Wednesday, June 15, 2011

THERE'S NOT MUCH DOWNSIDE RISK FOR REPUBLICANS ON THIS

John Boehner is saying that the involvement of U.S. forces in Libya without congressional approval violates the War Powers Act, and now ten members of Congress, include six mostly back-bench Republicans, have sued the Obama administration over Libya, with Fox News cheering the dissenters on.

As I said earlier today, I don't think this is the GOP going pacifist or isolationist, or even retreating in any significant way from its long-standing belief in periodically killing brown people for the greater glory of America; a lot of Republicans have just decided that if a war (or non-war) is initiated by a Democrat, it's liberalism by definition, and thus not a "real" war. And besides, the Libyan rebels all want to impose sharia law on Texas. Or something like that.

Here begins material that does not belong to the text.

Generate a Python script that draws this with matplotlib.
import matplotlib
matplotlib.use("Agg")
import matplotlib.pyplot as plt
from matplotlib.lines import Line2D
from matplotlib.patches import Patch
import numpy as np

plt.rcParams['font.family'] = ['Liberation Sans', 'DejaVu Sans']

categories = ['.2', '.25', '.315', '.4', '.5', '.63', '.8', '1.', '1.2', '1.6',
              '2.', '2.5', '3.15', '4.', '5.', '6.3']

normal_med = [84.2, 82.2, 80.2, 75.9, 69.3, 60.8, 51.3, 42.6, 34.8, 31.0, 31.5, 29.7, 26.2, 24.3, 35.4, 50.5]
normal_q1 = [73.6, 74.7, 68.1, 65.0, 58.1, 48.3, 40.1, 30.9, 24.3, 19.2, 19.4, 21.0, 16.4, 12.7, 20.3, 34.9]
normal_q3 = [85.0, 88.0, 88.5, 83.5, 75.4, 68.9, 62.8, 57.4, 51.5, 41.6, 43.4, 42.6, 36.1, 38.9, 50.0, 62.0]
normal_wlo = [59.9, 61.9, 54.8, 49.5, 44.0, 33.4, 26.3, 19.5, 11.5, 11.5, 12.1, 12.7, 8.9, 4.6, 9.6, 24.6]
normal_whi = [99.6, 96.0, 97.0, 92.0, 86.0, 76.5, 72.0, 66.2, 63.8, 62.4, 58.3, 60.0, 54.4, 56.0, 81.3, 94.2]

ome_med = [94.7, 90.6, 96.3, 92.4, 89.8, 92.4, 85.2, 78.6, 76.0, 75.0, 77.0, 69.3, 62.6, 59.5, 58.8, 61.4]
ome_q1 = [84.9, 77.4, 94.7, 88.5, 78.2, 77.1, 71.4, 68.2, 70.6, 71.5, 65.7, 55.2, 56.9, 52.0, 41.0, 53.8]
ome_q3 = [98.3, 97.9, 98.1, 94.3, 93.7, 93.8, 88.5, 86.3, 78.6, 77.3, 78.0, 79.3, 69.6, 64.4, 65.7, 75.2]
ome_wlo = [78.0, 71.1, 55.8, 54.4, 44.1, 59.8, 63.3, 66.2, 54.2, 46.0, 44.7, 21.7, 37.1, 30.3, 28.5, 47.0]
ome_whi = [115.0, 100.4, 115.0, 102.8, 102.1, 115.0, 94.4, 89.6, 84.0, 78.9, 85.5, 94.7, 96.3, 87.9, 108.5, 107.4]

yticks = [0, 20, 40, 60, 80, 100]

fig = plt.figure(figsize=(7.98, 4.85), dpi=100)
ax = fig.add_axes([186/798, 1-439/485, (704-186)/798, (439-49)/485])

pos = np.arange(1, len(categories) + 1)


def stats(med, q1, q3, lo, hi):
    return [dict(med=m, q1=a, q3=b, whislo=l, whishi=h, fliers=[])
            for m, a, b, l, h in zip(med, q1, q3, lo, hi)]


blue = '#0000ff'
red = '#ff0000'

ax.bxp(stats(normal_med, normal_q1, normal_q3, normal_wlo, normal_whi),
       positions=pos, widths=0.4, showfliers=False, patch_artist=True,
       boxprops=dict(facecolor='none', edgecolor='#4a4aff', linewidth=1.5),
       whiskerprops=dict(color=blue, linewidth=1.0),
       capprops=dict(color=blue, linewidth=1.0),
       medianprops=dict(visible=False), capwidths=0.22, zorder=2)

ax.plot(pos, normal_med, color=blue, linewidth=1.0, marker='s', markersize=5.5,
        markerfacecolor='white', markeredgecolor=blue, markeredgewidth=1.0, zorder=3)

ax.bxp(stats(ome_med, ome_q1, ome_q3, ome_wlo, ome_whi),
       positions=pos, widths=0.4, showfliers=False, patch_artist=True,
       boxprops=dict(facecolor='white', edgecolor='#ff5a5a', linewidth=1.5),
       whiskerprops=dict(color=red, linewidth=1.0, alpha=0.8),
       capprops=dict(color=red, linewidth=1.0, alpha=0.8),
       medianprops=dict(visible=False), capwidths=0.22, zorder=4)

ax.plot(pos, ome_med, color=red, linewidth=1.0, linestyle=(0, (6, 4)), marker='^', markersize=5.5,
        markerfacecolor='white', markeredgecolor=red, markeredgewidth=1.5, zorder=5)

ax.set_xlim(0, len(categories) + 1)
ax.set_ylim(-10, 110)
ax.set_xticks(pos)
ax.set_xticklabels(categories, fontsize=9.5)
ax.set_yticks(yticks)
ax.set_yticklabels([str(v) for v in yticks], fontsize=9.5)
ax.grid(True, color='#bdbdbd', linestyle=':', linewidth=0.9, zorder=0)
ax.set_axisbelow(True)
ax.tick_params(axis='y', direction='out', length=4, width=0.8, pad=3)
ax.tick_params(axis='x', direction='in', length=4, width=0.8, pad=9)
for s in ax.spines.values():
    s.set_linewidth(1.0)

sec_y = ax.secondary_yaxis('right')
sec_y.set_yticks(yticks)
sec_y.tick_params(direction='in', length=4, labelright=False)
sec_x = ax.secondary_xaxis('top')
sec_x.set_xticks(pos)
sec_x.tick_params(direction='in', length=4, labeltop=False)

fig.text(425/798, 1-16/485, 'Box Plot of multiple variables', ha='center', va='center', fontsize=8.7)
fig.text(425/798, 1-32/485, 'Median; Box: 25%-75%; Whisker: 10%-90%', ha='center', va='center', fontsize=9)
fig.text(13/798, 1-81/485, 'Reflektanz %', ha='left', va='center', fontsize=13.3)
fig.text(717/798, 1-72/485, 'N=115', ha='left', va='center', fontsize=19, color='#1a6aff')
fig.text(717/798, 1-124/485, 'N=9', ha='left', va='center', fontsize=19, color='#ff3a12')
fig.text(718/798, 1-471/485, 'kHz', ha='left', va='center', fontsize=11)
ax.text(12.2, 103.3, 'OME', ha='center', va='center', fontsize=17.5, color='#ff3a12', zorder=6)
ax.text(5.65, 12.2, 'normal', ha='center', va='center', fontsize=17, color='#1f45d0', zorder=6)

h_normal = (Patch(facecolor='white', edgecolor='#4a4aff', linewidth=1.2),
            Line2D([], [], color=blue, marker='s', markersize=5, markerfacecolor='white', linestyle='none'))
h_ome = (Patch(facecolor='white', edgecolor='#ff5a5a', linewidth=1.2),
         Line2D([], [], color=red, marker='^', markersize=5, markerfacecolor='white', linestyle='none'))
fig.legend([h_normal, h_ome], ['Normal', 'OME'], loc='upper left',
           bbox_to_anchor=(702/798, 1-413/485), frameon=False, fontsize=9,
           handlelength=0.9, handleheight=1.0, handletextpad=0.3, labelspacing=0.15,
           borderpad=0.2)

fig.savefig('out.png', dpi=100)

You'd think this might be risky for GOP -- a Republican is going to be president soon enough, maybe very soon, and it's quite likely that person is eventually going to want to kill some group of brown people or other. Wouldn't that future president want Obama to set a precedent that weakens the War Powers Act?

But, see, Republicans know they'll never need to do what Obama is doing right now. They know that the next time one of them wants to launch a military intervention, it'll be sold with whatever propaganda is necessary to terrorize the opposition party into supporting the assault -- babies thrown from incubators, secret meetings in Prague, smoking guns that we hope won't be mushroom clouds, whatever it takes. By contrast, in reference to Qaddafi, Obama won't even bring up Lockerbie.

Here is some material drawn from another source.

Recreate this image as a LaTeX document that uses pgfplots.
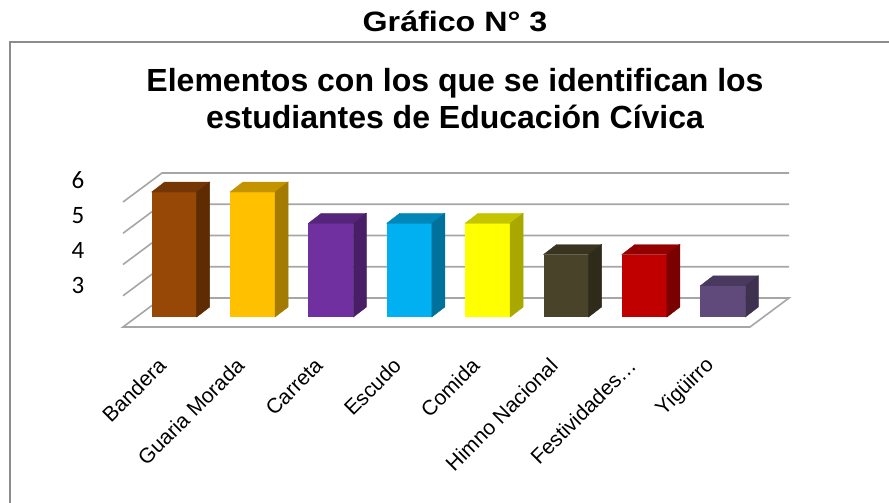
\documentclass[border=0pt]{standalone}
\usepackage{pgfplots}
\pgfplotsset{compat=1.18}
\usepackage{pgfplotstable}
\usepackage{fontspec}
\setmainfont{Liberation Sans}
\newfontfamily\calibri{Carlito}
\definecolor{f0}{HTML}{974706}\definecolor{t0}{HTML}{743604}\definecolor{s0}{HTML}{5F2B02}
\definecolor{f1}{HTML}{FFC000}\definecolor{t1}{HTML}{C49300}\definecolor{s1}{HTML}{A37B00}
\definecolor{f2}{HTML}{7030A0}\definecolor{t2}{HTML}{56247B}\definecolor{s2}{HTML}{481E66}
\definecolor{f3}{HTML}{00B0F0}\definecolor{t3}{HTML}{0087B8}\definecolor{s3}{HTML}{00719A}
\definecolor{f4}{HTML}{FFFF00}\definecolor{t4}{HTML}{C4C400}\definecolor{s4}{HTML}{A8A800}
\definecolor{f5}{HTML}{494429}\definecolor{t5}{HTML}{38341F}\definecolor{s5}{HTML}{2F2B1A}
\definecolor{f6}{HTML}{C00000}\definecolor{t6}{HTML}{930000}\definecolor{s6}{HTML}{7B0000}
\definecolor{f7}{HTML}{604A7B}\definecolor{t7}{HTML}{4A395E}\definecolor{s7}{HTML}{3E304F}
\definecolor{gridc}{HTML}{A6A6A6}
\definecolor{framec}{HTML}{8C8C8C}

\pgfplotstableread{
x v
0 6
1 6
2 5
3 5
4 5
5 4
6 4
7 3
}\datatable

\pgfdeclareplotmark{empty}{}

\begin{document}
\begin{tikzpicture}
\draw[framec, line width=2pt] (10pt,-620pt) -- (10pt,-42pt) -- (960pt,-42pt);
\node[font=\bfseries\fontsize{28}{30}\selectfont, anchor=base, inner sep=0pt] at (455pt,-32pt) {\scalebox{1.15}[1]{Gráfico N° 3}};
\node[font=\bfseries\fontsize{32}{36}\selectfont, anchor=base, inner sep=0pt] at (455pt,-92pt) {Elementos con los que se identifican los};
\node[font=\bfseries\fontsize{32}{36}\selectfont, anchor=base, inner sep=0pt] at (455pt,-128pt) {estudiantes de Educación Cívica};
\begin{axis}[
  at={(135pt,-317pt)}, anchor=south west,
  x=78.375pt, y=31.25pt,
  xmin=-0.5, xmax=7.5, ymin=2, ymax=6,
  axis line style={draw=none}, major tick length=0pt,
  clip=false,
  xtick={0,...,7},
  xticklabels={Bandera, Guaria Morada, Carreta, Escudo, Comida, Himno Nacional, Festividades…, Yigüirro},
  xticklabel style={font=\fontsize{21}{23}\selectfont, inner sep=0pt, xshift=-12pt, yshift=-45pt, rotate=45, anchor=east},
  ytick={3,4,5,6},
  yticklabel={\raisebox{\dimexpr-7.5pt+3.6pt*\ticknum\relax}{\pgfmathprintnumber[assume math mode=true]{\tick}}},
  yticklabel style={font=\calibri\fontsize{25}{27}\selectfont, anchor=base, inner sep=0pt, xshift=-57pt},
]
% floor
\draw[gridc, line width=1.6pt, fill=white]
  ([shift={(-12pt,-10pt)}]axis cs:-0.5,2) -- ([shift={(-12pt,-10pt)}]axis cs:7.5,2)
  -- ([shift={(27pt,19pt)}]axis cs:7.5,2) -- ([shift={(27pt,19pt)}]axis cs:-0.5,2) -- cycle;
% left wall diagonals and back wall grid lines
\pgfplotsinvokeforeach{3,4,5,6}{
  \draw[gridc, line width=1.6pt] ([shift={(-12pt,-10pt)}]axis cs:-0.5,#1)
    -- ([shift={(27pt,19pt)}]axis cs:-0.5,#1) -- ([shift={(27pt,19pt)}]axis cs:7.5,#1);
}
% depth faces (top and side) of the bars
\addplot[scatter, only marks, mark=empty,
  visualization depends on={\thisrow{v} \as \val},
  visualization depends on=value \coordindex \as \idx,
  scatter/@pre marker code/.code={%
    \pgfmathsetmacro\h{(\val-2)*31.25}%
    \pgfmathsetmacro\hh{10-\h}%
    \fill[t\idx] (-22.5pt,0pt) -- (-9.5pt,10pt) -- (35.5pt,10pt) -- (22.5pt,0pt) -- cycle;
    \fill[s\idx] (22.5pt,0pt) -- (35.5pt,10pt) -- (35.5pt,\hh pt) -- (22.5pt,-\h pt) -- cycle;
  },
  scatter/@post marker code/.code={},
] table[x=x,y=v] {\datatable};
% front faces
\pgfplotsinvokeforeach{0,...,7}{
  \addplot[ybar, bar width=45pt, bar shift=0pt, fill=f#1, draw=none,
    restrict expr to domain={\coordindex}{#1:#1}] table[x=x,y=v] {\datatable};
}
\end{axis}
\pgfresetboundingbox
\useasboundingbox (0pt,0pt) rectangle (889pt,-503pt);
\end{tikzpicture}
\end{document}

I'm not saying this to defend what Obama's doing, but just to point out that he's too polite to take his own side in a propaganda war (though I suppose you could say, in reference to his legacy wars, that he will take Bush's). Republicans aren't so reticent -- if they want to fight, they'll sell the fight. They'll scare you and your children. They'll certainly scare any congressional dissenters into rubber-stamping whatever they want to do, so they'll never need to bypass the War Powers Act.